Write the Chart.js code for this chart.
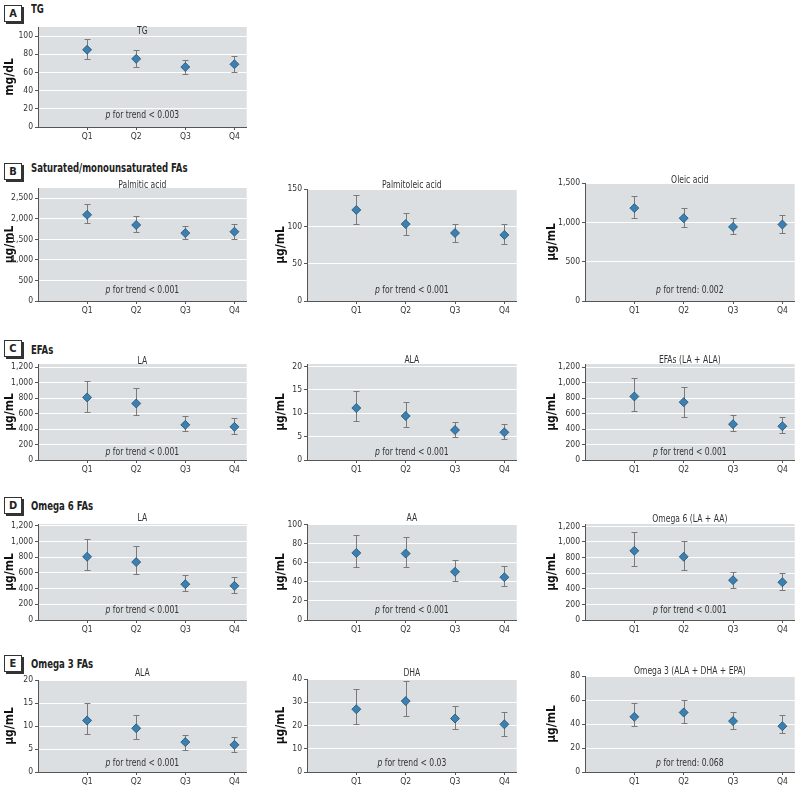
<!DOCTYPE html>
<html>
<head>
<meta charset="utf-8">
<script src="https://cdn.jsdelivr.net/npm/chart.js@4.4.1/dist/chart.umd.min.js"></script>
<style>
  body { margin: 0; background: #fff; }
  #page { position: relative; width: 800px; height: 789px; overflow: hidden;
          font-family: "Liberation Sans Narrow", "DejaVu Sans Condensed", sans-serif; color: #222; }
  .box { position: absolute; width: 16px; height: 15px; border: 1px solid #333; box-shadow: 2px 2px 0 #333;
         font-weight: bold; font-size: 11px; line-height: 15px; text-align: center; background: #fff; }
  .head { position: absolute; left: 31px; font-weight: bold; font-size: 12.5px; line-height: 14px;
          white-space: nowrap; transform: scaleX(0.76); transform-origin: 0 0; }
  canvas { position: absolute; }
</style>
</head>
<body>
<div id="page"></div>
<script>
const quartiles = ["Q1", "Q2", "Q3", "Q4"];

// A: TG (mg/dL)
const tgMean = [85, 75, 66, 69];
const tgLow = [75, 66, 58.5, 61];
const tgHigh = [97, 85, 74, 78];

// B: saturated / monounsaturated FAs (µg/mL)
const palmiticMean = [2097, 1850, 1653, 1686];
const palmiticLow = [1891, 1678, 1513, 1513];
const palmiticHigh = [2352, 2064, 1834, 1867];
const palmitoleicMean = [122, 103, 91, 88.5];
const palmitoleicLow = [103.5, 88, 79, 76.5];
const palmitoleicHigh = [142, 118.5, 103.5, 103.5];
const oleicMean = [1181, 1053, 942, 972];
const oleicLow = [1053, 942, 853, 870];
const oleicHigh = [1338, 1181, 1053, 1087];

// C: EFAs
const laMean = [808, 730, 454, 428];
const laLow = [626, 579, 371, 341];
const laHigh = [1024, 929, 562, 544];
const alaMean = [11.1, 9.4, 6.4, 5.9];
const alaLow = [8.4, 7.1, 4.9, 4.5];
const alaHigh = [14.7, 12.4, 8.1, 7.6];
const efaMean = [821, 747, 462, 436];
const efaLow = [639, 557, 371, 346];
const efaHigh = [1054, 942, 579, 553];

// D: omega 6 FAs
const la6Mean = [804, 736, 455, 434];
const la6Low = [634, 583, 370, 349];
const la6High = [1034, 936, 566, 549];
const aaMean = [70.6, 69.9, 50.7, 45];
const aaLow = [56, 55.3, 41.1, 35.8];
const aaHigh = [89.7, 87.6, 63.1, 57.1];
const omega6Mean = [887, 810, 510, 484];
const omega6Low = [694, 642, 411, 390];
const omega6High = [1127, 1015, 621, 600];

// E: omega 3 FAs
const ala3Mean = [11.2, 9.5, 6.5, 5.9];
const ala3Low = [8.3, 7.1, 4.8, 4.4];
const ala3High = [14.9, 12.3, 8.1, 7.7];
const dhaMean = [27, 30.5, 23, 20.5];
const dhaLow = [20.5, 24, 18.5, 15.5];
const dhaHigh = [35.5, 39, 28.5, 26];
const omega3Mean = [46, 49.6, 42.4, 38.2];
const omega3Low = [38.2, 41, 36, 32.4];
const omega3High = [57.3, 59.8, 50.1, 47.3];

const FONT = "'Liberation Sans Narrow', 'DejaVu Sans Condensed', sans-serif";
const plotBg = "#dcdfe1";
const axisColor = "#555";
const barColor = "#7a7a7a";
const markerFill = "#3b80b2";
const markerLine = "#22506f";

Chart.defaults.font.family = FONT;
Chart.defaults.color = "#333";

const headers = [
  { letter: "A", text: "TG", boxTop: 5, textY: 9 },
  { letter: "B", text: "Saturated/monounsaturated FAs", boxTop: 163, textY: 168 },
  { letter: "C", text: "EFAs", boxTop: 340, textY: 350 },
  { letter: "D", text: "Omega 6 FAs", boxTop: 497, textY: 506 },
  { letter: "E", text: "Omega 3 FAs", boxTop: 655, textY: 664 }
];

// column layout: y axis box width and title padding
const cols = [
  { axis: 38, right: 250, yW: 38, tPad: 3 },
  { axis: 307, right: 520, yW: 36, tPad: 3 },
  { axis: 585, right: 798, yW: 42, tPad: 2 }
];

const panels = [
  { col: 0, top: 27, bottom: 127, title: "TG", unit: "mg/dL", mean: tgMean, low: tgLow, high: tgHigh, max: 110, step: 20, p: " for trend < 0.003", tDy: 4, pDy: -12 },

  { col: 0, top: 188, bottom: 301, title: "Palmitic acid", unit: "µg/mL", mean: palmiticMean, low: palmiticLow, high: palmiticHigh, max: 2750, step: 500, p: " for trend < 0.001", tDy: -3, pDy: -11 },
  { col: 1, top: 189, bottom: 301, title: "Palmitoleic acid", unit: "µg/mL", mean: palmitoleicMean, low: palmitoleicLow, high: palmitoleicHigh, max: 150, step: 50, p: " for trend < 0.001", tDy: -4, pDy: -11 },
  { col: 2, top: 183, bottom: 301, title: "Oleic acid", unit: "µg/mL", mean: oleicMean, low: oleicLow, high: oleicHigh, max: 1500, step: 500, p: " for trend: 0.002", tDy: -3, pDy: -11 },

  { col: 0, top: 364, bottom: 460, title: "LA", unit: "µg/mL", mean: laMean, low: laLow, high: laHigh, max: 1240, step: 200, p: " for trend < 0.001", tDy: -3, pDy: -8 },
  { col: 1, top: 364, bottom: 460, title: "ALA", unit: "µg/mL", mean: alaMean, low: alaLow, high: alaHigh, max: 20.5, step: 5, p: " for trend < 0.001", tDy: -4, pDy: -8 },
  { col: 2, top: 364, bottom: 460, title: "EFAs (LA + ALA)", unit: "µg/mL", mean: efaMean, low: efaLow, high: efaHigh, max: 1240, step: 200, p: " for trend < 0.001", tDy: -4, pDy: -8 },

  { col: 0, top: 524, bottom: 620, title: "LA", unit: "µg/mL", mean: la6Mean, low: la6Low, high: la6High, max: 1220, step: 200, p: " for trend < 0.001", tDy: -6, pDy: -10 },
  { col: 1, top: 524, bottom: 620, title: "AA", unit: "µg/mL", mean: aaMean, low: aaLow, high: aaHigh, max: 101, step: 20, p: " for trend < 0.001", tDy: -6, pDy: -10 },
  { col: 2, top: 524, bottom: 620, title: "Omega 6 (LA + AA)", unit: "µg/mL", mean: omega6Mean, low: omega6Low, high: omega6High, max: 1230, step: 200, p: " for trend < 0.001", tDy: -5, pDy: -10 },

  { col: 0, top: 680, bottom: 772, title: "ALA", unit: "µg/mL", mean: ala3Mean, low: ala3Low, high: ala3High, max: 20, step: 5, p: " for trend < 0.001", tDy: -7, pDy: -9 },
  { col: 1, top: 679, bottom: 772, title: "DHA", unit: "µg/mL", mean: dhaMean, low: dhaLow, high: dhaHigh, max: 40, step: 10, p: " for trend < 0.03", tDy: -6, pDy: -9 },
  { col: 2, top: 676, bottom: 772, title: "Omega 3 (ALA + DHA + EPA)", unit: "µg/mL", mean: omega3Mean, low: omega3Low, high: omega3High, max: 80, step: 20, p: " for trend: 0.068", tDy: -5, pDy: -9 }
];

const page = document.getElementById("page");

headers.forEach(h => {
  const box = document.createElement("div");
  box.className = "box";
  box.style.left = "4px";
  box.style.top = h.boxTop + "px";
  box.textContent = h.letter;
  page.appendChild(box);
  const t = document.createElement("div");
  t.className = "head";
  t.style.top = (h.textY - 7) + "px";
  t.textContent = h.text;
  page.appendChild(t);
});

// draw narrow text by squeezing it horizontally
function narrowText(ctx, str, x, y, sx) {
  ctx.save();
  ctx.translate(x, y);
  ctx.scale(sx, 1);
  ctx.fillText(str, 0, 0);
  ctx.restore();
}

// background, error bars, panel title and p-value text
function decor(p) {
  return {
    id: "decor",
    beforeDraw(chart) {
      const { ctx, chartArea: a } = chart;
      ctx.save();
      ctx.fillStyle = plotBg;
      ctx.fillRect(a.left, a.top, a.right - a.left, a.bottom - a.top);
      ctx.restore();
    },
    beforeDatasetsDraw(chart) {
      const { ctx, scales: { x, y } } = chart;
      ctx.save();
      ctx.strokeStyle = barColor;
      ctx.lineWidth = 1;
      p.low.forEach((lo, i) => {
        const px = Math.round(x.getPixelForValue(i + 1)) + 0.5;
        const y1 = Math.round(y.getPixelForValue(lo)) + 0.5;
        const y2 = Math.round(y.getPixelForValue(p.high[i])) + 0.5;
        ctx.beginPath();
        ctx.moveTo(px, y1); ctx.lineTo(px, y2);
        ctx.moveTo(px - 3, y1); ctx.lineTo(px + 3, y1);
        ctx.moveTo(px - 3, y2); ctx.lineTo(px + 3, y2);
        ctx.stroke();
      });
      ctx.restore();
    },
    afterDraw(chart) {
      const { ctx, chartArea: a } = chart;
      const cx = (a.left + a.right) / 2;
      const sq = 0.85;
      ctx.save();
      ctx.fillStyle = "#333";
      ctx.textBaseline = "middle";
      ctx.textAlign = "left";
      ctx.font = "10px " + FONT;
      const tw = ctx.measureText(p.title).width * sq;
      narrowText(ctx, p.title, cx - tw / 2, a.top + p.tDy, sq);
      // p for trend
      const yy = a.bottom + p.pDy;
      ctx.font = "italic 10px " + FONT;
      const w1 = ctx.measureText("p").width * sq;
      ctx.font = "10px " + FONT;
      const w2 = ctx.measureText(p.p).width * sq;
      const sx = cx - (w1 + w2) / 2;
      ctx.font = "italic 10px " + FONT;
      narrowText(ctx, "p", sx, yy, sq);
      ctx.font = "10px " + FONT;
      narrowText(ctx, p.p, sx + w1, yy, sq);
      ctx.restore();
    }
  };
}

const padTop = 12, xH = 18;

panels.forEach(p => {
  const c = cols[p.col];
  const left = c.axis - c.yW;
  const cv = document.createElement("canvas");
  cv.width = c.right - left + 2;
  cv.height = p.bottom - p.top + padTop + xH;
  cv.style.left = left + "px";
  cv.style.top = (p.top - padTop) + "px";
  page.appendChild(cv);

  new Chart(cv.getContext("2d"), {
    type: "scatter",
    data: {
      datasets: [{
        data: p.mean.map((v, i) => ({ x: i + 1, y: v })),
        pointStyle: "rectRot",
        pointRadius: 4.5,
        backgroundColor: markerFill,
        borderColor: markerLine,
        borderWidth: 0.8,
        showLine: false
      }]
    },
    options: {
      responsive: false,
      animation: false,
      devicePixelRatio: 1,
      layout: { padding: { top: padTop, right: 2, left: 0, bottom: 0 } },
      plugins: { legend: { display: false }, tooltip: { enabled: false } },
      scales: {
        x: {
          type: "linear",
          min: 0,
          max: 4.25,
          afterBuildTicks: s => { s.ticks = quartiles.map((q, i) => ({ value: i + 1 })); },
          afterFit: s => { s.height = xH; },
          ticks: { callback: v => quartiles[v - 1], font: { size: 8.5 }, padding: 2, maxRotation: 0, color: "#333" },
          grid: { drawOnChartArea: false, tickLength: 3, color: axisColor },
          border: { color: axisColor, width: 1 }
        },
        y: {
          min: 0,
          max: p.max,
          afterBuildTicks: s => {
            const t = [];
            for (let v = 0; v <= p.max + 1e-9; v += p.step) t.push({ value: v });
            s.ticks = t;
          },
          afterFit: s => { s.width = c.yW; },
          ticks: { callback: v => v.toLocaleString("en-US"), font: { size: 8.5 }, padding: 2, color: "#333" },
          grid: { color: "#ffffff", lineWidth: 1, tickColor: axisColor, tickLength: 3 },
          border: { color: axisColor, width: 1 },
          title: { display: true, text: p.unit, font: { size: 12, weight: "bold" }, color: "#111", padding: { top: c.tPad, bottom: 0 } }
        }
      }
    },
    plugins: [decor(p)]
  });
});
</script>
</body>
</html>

--

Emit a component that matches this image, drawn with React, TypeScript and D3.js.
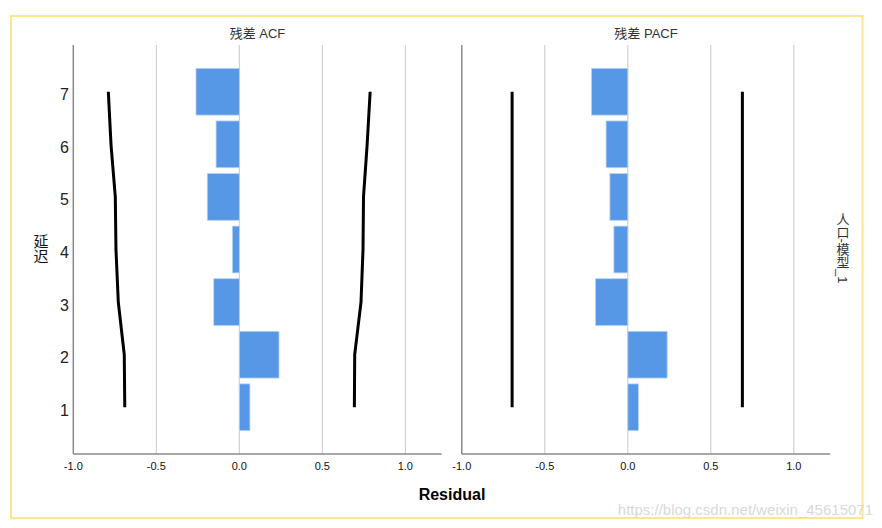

--

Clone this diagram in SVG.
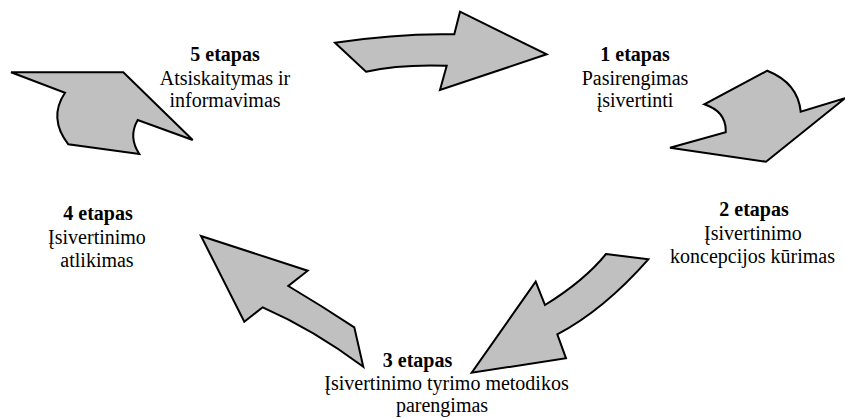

- **Your instructions**
Gather up the lines that contain the word "this".

- **Solution**
Write the Chart.js code for this chart.
Emit a component that matches this image, drawn with React, TypeScript and D3.js.
Clone this diagram in SVG.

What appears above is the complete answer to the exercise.